EXERCISE INSTRUCTIONS >> Set down exactly the lines of the records from the top to the line containing "(a2) at (56,357)"; include both.

Raw records:
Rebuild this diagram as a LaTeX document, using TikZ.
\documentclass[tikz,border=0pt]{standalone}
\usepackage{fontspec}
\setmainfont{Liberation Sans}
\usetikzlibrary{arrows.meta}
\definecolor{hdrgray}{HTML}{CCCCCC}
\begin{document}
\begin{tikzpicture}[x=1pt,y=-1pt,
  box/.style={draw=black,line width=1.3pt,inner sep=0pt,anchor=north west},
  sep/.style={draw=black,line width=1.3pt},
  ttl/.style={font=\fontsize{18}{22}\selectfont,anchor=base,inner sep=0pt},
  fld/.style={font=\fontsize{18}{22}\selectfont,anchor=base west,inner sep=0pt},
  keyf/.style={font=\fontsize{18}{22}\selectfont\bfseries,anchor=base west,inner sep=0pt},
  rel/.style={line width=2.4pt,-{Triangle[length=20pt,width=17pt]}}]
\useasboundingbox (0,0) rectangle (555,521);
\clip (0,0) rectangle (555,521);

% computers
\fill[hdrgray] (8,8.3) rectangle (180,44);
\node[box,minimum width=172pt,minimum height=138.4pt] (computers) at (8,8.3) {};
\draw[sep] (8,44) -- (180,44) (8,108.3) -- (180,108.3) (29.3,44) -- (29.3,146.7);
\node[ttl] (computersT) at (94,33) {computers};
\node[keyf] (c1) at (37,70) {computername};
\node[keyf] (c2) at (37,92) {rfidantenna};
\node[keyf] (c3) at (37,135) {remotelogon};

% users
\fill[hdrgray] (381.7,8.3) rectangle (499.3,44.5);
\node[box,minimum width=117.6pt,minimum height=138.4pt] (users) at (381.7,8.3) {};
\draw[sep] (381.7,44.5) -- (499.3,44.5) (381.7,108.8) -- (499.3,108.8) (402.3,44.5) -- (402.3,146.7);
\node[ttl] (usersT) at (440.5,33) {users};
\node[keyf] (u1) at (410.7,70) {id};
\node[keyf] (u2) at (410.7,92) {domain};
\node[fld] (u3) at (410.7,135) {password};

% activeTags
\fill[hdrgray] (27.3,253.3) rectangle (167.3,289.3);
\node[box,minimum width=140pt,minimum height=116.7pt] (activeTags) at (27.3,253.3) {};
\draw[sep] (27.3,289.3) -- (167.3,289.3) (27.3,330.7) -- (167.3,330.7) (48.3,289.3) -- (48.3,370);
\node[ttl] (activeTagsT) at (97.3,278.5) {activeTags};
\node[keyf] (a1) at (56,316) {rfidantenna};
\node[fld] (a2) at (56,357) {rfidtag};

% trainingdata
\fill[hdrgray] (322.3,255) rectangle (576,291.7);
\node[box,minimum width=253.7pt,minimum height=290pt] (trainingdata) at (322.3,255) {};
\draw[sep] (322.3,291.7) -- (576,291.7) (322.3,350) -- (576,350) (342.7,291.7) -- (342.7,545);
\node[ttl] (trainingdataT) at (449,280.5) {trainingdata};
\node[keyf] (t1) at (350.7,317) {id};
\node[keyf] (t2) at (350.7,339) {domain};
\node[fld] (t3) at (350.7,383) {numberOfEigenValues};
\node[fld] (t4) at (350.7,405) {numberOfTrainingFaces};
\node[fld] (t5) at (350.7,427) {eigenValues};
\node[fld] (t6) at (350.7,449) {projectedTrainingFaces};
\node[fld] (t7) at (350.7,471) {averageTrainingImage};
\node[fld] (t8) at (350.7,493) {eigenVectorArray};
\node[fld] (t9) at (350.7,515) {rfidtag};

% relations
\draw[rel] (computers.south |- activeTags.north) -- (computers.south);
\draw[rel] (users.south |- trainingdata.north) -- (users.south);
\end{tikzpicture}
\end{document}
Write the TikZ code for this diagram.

RESPONSE TO THE TASK >>
Rebuild this diagram as a LaTeX document, using TikZ.
\documentclass[tikz,border=0pt]{standalone}
\usepackage{fontspec}
\setmainfont{Liberation Sans}
\usetikzlibrary{arrows.meta}
\definecolor{hdrgray}{HTML}{CCCCCC}
\begin{document}
\begin{tikzpicture}[x=1pt,y=-1pt,
  box/.style={draw=black,line width=1.3pt,inner sep=0pt,anchor=north west},
  sep/.style={draw=black,line width=1.3pt},
  ttl/.style={font=\fontsize{18}{22}\selectfont,anchor=base,inner sep=0pt},
  fld/.style={font=\fontsize{18}{22}\selectfont,anchor=base west,inner sep=0pt},
  keyf/.style={font=\fontsize{18}{22}\selectfont\bfseries,anchor=base west,inner sep=0pt},
  rel/.style={line width=2.4pt,-{Triangle[length=20pt,width=17pt]}}]
\useasboundingbox (0,0) rectangle (555,521);
\clip (0,0) rectangle (555,521);

% computers
\fill[hdrgray] (8,8.3) rectangle (180,44);
\node[box,minimum width=172pt,minimum height=138.4pt] (computers) at (8,8.3) {};
\draw[sep] (8,44) -- (180,44) (8,108.3) -- (180,108.3) (29.3,44) -- (29.3,146.7);
\node[ttl] (computersT) at (94,33) {computers};
\node[keyf] (c1) at (37,70) {computername};
\node[keyf] (c2) at (37,92) {rfidantenna};
\node[keyf] (c3) at (37,135) {remotelogon};

% users
\fill[hdrgray] (381.7,8.3) rectangle (499.3,44.5);
\node[box,minimum width=117.6pt,minimum height=138.4pt] (users) at (381.7,8.3) {};
\draw[sep] (381.7,44.5) -- (499.3,44.5) (381.7,108.8) -- (499.3,108.8) (402.3,44.5) -- (402.3,146.7);
\node[ttl] (usersT) at (440.5,33) {users};
\node[keyf] (u1) at (410.7,70) {id};
\node[keyf] (u2) at (410.7,92) {domain};
\node[fld] (u3) at (410.7,135) {password};

% activeTags
\fill[hdrgray] (27.3,253.3) rectangle (167.3,289.3);
\node[box,minimum width=140pt,minimum height=116.7pt] (activeTags) at (27.3,253.3) {};
\draw[sep] (27.3,289.3) -- (167.3,289.3) (27.3,330.7) -- (167.3,330.7) (48.3,289.3) -- (48.3,370);
\node[ttl] (activeTagsT) at (97.3,278.5) {activeTags};
\node[keyf] (a1) at (56,316) {rfidantenna};
\node[fld] (a2) at (56,357) {rfidtag};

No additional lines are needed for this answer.